[Start PROVIDED DATA]

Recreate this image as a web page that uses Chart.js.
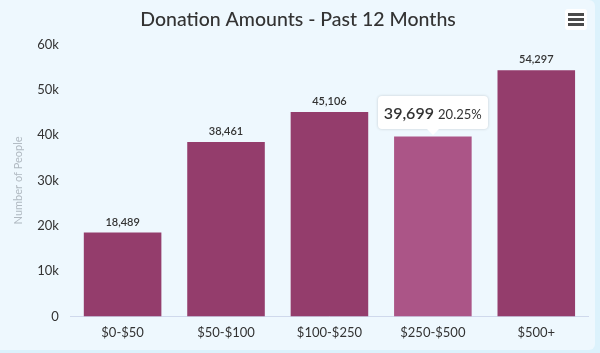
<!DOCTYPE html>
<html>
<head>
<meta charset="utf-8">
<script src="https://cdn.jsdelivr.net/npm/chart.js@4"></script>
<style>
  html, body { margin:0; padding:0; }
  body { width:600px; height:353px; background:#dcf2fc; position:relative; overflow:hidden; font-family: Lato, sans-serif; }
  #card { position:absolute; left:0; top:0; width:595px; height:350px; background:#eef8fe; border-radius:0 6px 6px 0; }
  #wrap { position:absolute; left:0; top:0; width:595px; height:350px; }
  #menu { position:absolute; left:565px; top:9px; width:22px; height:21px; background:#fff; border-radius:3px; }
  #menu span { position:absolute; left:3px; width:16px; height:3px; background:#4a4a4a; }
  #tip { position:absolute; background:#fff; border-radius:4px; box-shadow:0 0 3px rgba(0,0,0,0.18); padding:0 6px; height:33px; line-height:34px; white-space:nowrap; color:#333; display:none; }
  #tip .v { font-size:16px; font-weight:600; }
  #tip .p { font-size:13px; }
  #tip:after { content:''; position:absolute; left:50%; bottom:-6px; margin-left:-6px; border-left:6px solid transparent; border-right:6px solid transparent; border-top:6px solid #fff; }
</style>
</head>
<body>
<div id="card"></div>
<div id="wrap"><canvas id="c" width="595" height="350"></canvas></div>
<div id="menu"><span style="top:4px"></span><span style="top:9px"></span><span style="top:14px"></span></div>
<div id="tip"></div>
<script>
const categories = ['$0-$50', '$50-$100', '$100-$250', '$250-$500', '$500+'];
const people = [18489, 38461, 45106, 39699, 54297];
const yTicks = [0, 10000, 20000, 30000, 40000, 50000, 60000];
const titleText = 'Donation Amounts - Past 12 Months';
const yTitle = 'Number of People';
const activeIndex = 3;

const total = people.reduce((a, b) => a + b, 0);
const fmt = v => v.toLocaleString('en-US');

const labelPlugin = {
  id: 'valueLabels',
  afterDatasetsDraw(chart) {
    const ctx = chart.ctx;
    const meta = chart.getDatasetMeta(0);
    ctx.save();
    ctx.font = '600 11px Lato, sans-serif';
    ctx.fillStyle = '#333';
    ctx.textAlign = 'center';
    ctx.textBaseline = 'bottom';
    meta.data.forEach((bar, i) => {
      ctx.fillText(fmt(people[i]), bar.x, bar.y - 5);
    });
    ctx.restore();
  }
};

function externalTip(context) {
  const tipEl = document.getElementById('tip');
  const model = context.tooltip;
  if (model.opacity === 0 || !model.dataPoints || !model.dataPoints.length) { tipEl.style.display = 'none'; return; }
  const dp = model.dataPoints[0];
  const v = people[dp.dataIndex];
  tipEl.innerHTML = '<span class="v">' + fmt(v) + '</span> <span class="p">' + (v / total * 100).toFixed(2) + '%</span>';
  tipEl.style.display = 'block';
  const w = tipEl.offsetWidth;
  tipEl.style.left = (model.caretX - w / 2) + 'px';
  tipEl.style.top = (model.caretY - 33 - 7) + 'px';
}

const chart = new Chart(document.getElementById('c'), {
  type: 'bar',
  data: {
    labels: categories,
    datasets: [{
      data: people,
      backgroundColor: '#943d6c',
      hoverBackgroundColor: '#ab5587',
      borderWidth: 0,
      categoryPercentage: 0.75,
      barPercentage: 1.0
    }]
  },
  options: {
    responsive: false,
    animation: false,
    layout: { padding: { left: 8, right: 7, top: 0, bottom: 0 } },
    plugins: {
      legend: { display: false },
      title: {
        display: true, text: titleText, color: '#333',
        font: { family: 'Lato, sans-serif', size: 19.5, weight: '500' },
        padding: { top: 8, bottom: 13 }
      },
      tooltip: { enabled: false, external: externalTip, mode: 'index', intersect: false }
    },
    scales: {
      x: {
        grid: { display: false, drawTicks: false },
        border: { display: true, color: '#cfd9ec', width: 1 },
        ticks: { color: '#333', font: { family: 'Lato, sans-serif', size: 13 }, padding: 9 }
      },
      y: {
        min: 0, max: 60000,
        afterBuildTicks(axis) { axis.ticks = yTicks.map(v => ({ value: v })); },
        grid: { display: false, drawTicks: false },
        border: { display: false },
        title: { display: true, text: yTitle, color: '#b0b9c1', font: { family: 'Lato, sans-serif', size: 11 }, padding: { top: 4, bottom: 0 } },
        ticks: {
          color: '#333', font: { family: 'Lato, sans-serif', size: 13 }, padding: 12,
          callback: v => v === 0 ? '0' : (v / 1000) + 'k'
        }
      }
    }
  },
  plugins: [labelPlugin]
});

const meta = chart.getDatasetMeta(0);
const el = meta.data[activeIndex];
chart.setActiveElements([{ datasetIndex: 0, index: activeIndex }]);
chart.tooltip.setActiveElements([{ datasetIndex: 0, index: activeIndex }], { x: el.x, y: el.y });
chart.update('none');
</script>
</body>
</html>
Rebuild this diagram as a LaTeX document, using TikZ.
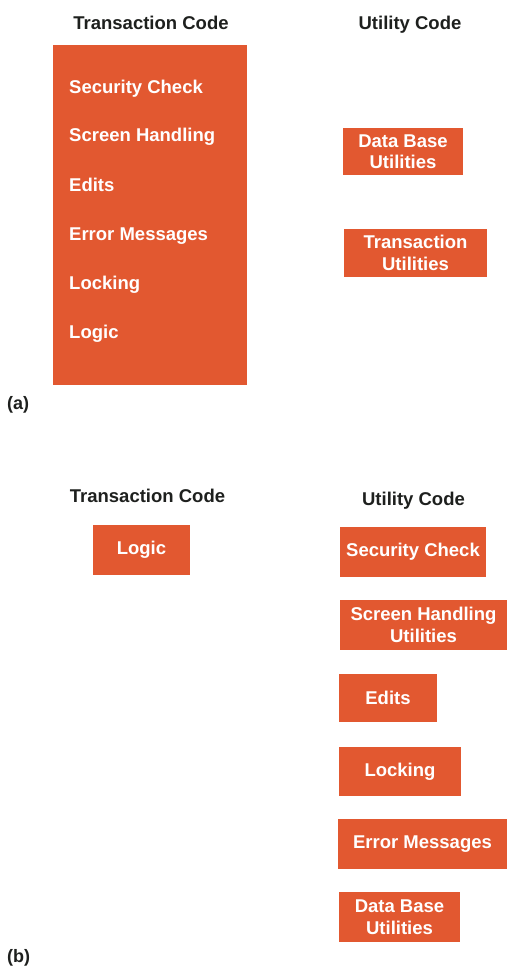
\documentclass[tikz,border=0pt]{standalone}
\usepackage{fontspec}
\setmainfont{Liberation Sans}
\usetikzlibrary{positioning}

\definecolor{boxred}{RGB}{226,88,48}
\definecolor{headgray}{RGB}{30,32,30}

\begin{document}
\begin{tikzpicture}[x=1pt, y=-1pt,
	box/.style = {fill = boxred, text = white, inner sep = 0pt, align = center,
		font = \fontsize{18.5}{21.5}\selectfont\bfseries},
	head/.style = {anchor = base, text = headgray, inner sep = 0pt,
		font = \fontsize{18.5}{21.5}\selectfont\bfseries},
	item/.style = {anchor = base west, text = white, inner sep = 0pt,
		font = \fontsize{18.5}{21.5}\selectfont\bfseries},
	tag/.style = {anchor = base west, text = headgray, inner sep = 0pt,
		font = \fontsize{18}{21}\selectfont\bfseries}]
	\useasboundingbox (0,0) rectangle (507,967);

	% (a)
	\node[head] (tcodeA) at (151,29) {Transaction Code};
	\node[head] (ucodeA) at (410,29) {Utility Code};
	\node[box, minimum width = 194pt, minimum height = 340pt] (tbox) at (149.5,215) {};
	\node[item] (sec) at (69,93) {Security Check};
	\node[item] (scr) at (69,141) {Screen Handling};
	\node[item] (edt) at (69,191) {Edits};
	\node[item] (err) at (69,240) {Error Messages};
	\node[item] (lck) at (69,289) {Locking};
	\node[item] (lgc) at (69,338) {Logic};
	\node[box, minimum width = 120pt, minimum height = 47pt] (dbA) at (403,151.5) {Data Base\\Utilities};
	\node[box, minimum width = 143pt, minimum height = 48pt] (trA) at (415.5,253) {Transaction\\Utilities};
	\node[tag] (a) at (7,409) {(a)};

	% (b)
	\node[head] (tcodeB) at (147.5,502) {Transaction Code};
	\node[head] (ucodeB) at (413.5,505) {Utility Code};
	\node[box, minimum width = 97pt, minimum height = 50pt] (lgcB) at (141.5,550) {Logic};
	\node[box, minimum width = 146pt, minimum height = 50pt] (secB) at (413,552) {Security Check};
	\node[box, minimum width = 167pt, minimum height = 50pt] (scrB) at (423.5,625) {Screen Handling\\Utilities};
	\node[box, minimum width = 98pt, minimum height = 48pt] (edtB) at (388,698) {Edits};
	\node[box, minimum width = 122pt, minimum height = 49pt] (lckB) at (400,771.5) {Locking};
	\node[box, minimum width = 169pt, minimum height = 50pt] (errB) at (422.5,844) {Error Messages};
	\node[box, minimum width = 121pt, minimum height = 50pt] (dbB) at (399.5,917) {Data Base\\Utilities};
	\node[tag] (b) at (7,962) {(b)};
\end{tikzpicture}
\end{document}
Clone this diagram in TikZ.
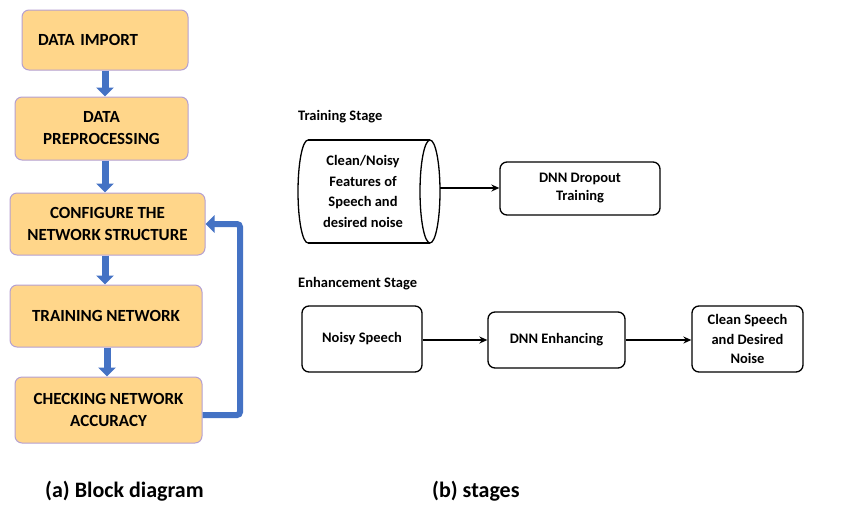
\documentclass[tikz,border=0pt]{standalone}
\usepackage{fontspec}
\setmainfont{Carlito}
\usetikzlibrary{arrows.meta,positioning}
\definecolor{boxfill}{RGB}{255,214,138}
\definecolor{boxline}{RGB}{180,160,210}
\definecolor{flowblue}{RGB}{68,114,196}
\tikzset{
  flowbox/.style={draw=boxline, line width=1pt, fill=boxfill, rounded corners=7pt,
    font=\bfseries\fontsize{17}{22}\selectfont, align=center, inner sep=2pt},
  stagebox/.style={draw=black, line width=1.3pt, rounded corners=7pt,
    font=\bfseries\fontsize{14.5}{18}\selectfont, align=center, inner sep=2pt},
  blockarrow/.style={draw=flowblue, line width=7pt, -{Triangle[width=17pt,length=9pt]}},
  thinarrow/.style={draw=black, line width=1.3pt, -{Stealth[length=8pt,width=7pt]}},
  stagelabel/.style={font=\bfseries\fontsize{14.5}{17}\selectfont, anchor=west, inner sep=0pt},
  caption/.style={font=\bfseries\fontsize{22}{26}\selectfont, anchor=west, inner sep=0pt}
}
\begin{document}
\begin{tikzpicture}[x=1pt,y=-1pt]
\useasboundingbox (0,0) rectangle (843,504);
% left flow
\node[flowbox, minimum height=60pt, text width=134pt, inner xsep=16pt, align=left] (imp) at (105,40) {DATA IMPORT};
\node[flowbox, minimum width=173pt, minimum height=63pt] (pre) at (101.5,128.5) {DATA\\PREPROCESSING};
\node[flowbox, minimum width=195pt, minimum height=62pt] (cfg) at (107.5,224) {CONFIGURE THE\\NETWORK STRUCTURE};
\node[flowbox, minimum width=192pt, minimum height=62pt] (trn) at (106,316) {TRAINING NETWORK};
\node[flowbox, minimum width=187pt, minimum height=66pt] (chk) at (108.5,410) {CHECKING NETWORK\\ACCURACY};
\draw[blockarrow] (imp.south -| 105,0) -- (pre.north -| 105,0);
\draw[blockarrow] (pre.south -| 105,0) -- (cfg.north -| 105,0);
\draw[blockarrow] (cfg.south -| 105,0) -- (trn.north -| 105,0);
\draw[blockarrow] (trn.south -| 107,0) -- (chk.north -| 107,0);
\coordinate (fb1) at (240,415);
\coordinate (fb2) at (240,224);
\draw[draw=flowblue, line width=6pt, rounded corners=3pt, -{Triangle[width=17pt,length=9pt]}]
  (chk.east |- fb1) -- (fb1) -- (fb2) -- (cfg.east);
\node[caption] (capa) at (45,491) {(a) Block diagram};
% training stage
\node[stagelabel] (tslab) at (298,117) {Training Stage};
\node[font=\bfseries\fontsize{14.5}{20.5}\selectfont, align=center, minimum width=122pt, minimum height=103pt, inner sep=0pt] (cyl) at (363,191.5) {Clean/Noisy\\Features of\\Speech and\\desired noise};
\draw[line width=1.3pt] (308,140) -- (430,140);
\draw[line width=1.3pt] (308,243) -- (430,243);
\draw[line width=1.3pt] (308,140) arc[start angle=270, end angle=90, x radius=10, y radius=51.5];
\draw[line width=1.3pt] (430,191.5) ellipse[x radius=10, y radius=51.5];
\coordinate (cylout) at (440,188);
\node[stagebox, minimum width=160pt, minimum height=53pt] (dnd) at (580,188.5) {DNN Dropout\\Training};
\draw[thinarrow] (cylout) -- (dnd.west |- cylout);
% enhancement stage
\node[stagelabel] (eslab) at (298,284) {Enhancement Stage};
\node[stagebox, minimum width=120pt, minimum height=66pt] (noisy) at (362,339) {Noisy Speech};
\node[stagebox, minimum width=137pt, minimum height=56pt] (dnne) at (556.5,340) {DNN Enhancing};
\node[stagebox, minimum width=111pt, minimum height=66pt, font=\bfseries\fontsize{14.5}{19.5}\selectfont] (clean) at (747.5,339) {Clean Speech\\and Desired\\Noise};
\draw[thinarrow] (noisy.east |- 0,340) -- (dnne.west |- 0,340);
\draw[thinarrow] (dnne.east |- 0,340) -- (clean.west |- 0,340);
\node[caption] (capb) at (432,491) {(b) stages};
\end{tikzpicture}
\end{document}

[End PROVIDED DATA]

Looking at the entries above, say how many lines contain the word "diagram". Only the number is wanted.

3